WHAT IS REQUIRED
The lines to extract run from the first line of the material below to the line containing "linewidth=0, zorder=2)", both included; leave the pictures behind.

○ ○ ○ ○ ○ ○ ○

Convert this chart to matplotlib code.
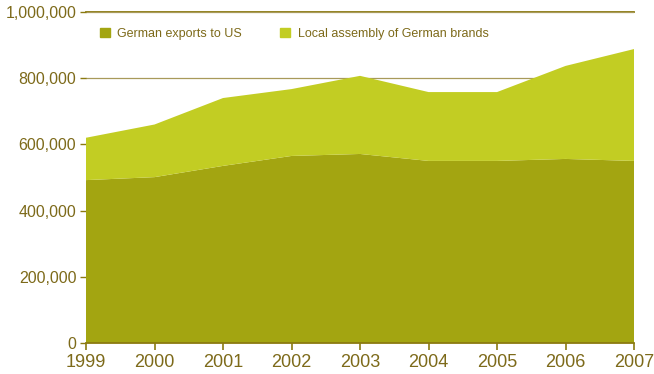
import matplotlib
matplotlib.use("Agg")
import matplotlib.pyplot as plt
from matplotlib.patches import Patch
from matplotlib.ticker import FuncFormatter

years = [1999, 2000, 2001, 2002, 2003, 2004, 2005, 2006, 2007]
exports = [492000, 501000, 535000, 565000, 571000, 550000, 550000, 556000, 550000]
local_assembly = [128000, 159000, 205000, 202000, 236000, 208000, 208000, 281000, 338000]

dark_olive = "#a3a511"
light_olive = "#c2cd23"
text_color = "#7d6a1a"
line_color = "#8b7a10"

plt.rcParams["font.family"] = ["Liberation Sans", "DejaVu Sans"]

fig = plt.figure(figsize=(6.54, 3.74), dpi=100)
ax = fig.add_axes([0.1315, 0.083, 0.838, 0.885])

ax.stackplot(years, exports, local_assembly, colors=[dark_olive, light_olive],
             linewidth=0, zorder=2)

ax.set_xlim(1999, 2007)
ax.set_ylim(0, 1000000)
ax.set_xticks(years)
ax.set_yticks([0, 200000, 400000, 600000, 800000, 1000000])
ax.yaxis.set_major_formatter(FuncFormatter(lambda v, p: f"{int(v):,}"))

# horizontal grid sits behind the areas
ax.grid(axis="y", color="#a89a5a", linewidth=0.9, zorder=0)
ax.axhline(1000000, color=line_color, linewidth=1.3, zorder=1, clip_on=False)

for side in ["left", "right", "top"]:
    ax.spines[side].set_visible(False)
ax.spines["bottom"].set_color(line_color)
ax.spines["bottom"].set_linewidth(1.3)
ax.spines["bottom"].set_zorder(3)

ax.tick_params(axis="x", colors=line_color, labelcolor=text_color, labelsize=13,
               length=5, width=1.2, direction="out", pad=3)
ax.tick_params(axis="y", colors=line_color, labelcolor=text_color, labelsize=11.5,
               length=4, width=1, pad=3)

handles = [Patch(color=dark_olive, label="German exports to US"),
           Patch(color=light_olive, label="Local assembly of German brands")]
leg = ax.legend(handles=handles, ncol=2, frameon=False, loc="upper left",
                bbox_to_anchor=(0.005, 0.986), fontsize=9, handlelength=0.8,
                handleheight=0.8, handletextpad=0.6, columnspacing=3.05)
for t in leg.get_texts():
    t.set_color(text_color)

fig.savefig("out.png", dpi=100)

○ ○ ○ ○ ○ ○ ○

CORRECT RESULT
Convert this chart to matplotlib code.
import matplotlib
matplotlib.use("Agg")
import matplotlib.pyplot as plt
from matplotlib.patches import Patch
from matplotlib.ticker import FuncFormatter

years = [1999, 2000, 2001, 2002, 2003, 2004, 2005, 2006, 2007]
exports = [492000, 501000, 535000, 565000, 571000, 550000, 550000, 556000, 550000]
local_assembly = [128000, 159000, 205000, 202000, 236000, 208000, 208000, 281000, 338000]

dark_olive = "#a3a511"
light_olive = "#c2cd23"
text_color = "#7d6a1a"
line_color = "#8b7a10"

plt.rcParams["font.family"] = ["Liberation Sans", "DejaVu Sans"]

fig = plt.figure(figsize=(6.54, 3.74), dpi=100)
ax = fig.add_axes([0.1315, 0.083, 0.838, 0.885])

ax.stackplot(years, exports, local_assembly, colors=[dark_olive, light_olive],
             linewidth=0, zorder=2)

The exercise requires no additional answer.